After the widespread pogroms in Poland in 1936, and with Hitler intensifying both his expansionist and his anti-Semitic policies,
Mordechai was desperate to flee Europe. He decided the family should move to Australia, where a brother of his had already
settled and could secure them visas. But my grandfather didn’t have enough money to buy tickets for everyone, so it was decided
that he should travel first with the older children, and that Rae’s stepmother Bronia and the three younger siblings would
follow them a short while later.

My mother, Mordechai, and Morry bade an emotional farewell to the rest of the family, confident they would soon be reunited
in Australia.
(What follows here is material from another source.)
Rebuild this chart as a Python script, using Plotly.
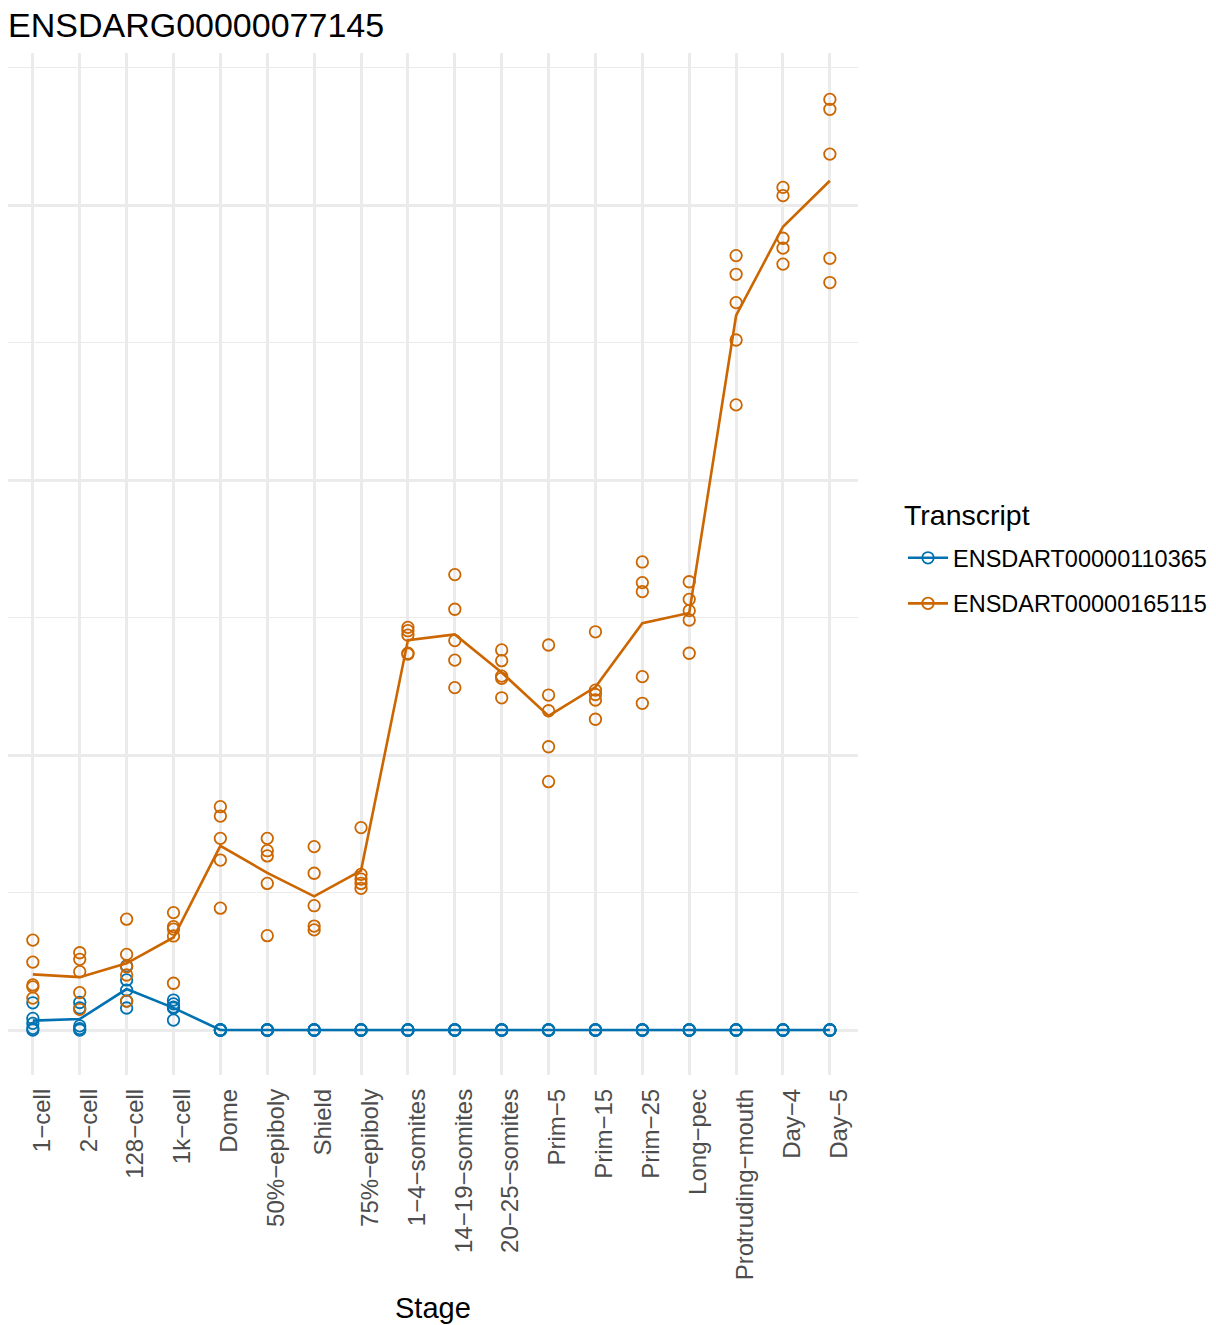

But with the outbreak of war the other half of the family became trapped. It was not until 1946 that Bronia
(having survived Bergen-Belsen) and Johnny (who survived Buchenwald) were finally to make it to Australia. The two youngest
girls, Gutka and Henya, were gassed to death in Treblinka.

But my mother sailed from a port near Gdansk on the Baltic Sea on November 6, 1938, and arrived in Melbourne seven weeks later,
on Christmas Day.

It was at his coffee lounge one evening when my mother went to go dancing that she first met my father. Dances were often
held there in the evening, when the place changed from a serene central European-style coffeehouse to a boisterous dance hall.
My mother loved to dance, especially to the kind of music that was popular at the time: waltzes such as Strauss’s “The Blue
Danube,” big band music such as Glenn Miller’s “In the Mood” and “Moonlight Serenade,” or the swinging sounds of Benny Goodman.
My mother says that the dances held at my father’s coffee lounge were grand affairs, with the upbeat music and lively crowds
mingling to produce a superb atmosphere.